Written problem. Retype the material in full, keeping every word the same.

Provided material.
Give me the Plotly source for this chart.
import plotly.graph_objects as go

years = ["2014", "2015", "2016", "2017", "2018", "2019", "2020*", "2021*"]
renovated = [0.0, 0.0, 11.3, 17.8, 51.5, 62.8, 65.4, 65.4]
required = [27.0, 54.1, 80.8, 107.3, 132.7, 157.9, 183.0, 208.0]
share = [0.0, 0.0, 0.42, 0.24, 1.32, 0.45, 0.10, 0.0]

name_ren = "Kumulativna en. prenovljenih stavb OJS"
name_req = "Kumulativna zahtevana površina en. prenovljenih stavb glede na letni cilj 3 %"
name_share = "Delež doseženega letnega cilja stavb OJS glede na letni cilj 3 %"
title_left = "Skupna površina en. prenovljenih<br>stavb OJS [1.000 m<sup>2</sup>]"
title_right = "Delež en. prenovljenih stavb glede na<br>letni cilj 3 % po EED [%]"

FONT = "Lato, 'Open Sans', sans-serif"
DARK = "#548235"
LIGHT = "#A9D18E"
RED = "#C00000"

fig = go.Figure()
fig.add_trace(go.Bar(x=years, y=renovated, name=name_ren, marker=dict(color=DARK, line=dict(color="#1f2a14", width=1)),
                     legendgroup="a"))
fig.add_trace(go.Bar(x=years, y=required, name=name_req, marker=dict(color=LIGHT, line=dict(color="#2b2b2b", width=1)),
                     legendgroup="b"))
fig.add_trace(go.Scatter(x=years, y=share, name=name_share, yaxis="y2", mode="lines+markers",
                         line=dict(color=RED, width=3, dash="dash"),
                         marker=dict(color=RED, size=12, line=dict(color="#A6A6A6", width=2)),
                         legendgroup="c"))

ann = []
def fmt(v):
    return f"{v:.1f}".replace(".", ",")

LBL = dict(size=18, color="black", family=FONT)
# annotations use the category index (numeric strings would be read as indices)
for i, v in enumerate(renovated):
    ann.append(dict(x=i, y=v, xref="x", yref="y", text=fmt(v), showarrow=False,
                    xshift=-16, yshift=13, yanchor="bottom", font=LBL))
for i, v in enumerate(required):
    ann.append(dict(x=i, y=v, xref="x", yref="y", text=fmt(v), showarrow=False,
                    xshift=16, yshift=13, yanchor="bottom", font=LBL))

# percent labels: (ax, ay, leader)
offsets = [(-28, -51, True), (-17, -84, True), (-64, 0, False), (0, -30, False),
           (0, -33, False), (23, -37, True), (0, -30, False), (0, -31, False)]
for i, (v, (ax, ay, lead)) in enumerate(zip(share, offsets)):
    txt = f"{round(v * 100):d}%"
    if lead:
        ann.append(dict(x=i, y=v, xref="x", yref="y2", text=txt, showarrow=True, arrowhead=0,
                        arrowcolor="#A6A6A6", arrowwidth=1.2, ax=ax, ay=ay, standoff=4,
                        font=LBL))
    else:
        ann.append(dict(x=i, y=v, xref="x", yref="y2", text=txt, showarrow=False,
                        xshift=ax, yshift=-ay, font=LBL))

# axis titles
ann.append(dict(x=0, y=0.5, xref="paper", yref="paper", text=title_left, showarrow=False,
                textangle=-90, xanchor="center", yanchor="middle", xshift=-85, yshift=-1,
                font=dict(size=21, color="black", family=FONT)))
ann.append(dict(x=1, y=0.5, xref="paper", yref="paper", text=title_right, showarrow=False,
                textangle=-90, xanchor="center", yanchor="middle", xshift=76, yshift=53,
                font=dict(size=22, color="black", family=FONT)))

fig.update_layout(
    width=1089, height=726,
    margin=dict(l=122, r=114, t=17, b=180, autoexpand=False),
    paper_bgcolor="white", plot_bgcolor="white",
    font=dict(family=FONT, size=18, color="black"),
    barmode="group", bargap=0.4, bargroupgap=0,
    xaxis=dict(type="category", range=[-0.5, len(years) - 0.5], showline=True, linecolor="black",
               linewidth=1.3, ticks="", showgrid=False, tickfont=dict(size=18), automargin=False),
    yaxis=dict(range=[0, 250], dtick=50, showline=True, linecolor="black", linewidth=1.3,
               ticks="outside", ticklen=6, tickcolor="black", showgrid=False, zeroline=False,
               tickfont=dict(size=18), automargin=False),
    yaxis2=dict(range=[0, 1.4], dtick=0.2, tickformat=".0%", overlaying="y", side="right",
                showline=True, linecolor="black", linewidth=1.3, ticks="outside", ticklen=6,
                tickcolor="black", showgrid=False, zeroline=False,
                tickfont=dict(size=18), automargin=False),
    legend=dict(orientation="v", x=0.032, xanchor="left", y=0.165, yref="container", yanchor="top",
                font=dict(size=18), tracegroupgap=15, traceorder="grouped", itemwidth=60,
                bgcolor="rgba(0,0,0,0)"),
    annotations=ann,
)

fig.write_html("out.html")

Solution to the problem.
Give me the Plotly source for this chart.
import plotly.graph_objects as go

years = ["2014", "2015", "2016", "2017", "2018", "2019", "2020*", "2021*"]
renovated = [0.0, 0.0, 11.3, 17.8, 51.5, 62.8, 65.4, 65.4]
required = [27.0, 54.1, 80.8, 107.3, 132.7, 157.9, 183.0, 208.0]
share = [0.0, 0.0, 0.42, 0.24, 1.32, 0.45, 0.10, 0.0]

name_ren = "Kumulativna en. prenovljenih stavb OJS"
name_req = "Kumulativna zahtevana površina en. prenovljenih stavb glede na letni cilj 3 %"
name_share = "Delež doseženega letnega cilja stavb OJS glede na letni cilj 3 %"
title_left = "Skupna površina en. prenovljenih<br>stavb OJS [1.000 m<sup>2</sup>]"
title_right = "Delež en. prenovljenih stavb glede na<br>letni cilj 3 % po EED [%]"

FONT = "Lato, 'Open Sans', sans-serif"
DARK = "#548235"
LIGHT = "#A9D18E"
RED = "#C00000"

fig = go.Figure()
fig.add_trace(go.Bar(x=years, y=renovated, name=name_ren, marker=dict(color=DARK, line=dict(color="#1f2a14", width=1)),
                     legendgroup="a"))
fig.add_trace(go.Bar(x=years, y=required, name=name_req, marker=dict(color=LIGHT, line=dict(color="#2b2b2b", width=1)),
                     legendgroup="b"))
fig.add_trace(go.Scatter(x=years, y=share, name=name_share, yaxis="y2", mode="lines+markers",
                         line=dict(color=RED, width=3, dash="dash"),
                         marker=dict(color=RED, size=12, line=dict(color="#A6A6A6", width=2)),
                         legendgroup="c"))

ann = []
def fmt(v):
    return f"{v:.1f}".replace(".", ",")

LBL = dict(size=18, color="black", family=FONT)
# annotations use the category index (numeric strings would be read as indices)
for i, v in enumerate(renovated):
    ann.append(dict(x=i, y=v, xref="x", yref="y", text=fmt(v), showarrow=False,
                    xshift=-16, yshift=13, yanchor="bottom", font=LBL))
for i, v in enumerate(required):
    ann.append(dict(x=i, y=v, xref="x", yref="y", text=fmt(v), showarrow=False,
                    xshift=16, yshift=13, yanchor="bottom", font=LBL))

# percent labels: (ax, ay, leader)
offsets = [(-28, -51, True), (-17, -84, True), (-64, 0, False), (0, -30, False),
           (0, -33, False), (23, -37, True), (0, -30, False), (0, -31, False)]
for i, (v, (ax, ay, lead)) in enumerate(zip(share, offsets)):
    txt = f"{round(v * 100):d}%"
    if lead:
        ann.append(dict(x=i, y=v, xref="x", yref="y2", text=txt, showarrow=True, arrowhead=0,
                        arrowcolor="#A6A6A6", arrowwidth=1.2, ax=ax, ay=ay, standoff=4,
                        font=LBL))
    else:
        ann.append(dict(x=i, y=v, xref="x", yref="y2", text=txt, showarrow=False,
                        xshift=ax, yshift=-ay, font=LBL))

# axis titles
ann.append(dict(x=0, y=0.5, xref="paper", yref="paper", text=title_left, showarrow=False,
                textangle=-90, xanchor="center", yanchor="middle", xshift=-85, yshift=-1,
                font=dict(size=21, color="black", family=FONT)))
ann.append(dict(x=1, y=0.5, xref="paper", yref="paper", text=title_right, showarrow=False,
                textangle=-90, xanchor="center", yanchor="middle", xshift=76, yshift=53,
                font=dict(size=22, color="black", family=FONT)))

fig.update_layout(
    width=1089, height=726,
    margin=dict(l=122, r=114, t=17, b=180, autoexpand=False),
    paper_bgcolor="white", plot_bgcolor="white",
    font=dict(family=FONT, size=18, color="black"),
    barmode="group", bargap=0.4, bargroupgap=0,
    xaxis=dict(type="category", range=[-0.5, len(years) - 0.5], showline=True, linecolor="black",
               linewidth=1.3, ticks="", showgrid=False, tickfont=dict(size=18), automargin=False),
    yaxis=dict(range=[0, 250], dtick=50, showline=True, linecolor="black", linewidth=1.3,
               ticks="outside", ticklen=6, tickcolor="black", showgrid=False, zeroline=False,
               tickfont=dict(size=18), automargin=False),
    yaxis2=dict(range=[0, 1.4], dtick=0.2, tickformat=".0%", overlaying="y", side="right",
                showline=True, linecolor="black", linewidth=1.3, ticks="outside", ticklen=6,
                tickcolor="black", showgrid=False, zeroline=False,
                tickfont=dict(size=18), automargin=False),
    legend=dict(orientation="v", x=0.032, xanchor="left", y=0.165, yref="container", yanchor="top",
                font=dict(size=18), tracegroupgap=15, traceorder="grouped", itemwidth=60,
                bgcolor="rgba(0,0,0,0)"),
    annotations=ann,
)

fig.write_html("out.html")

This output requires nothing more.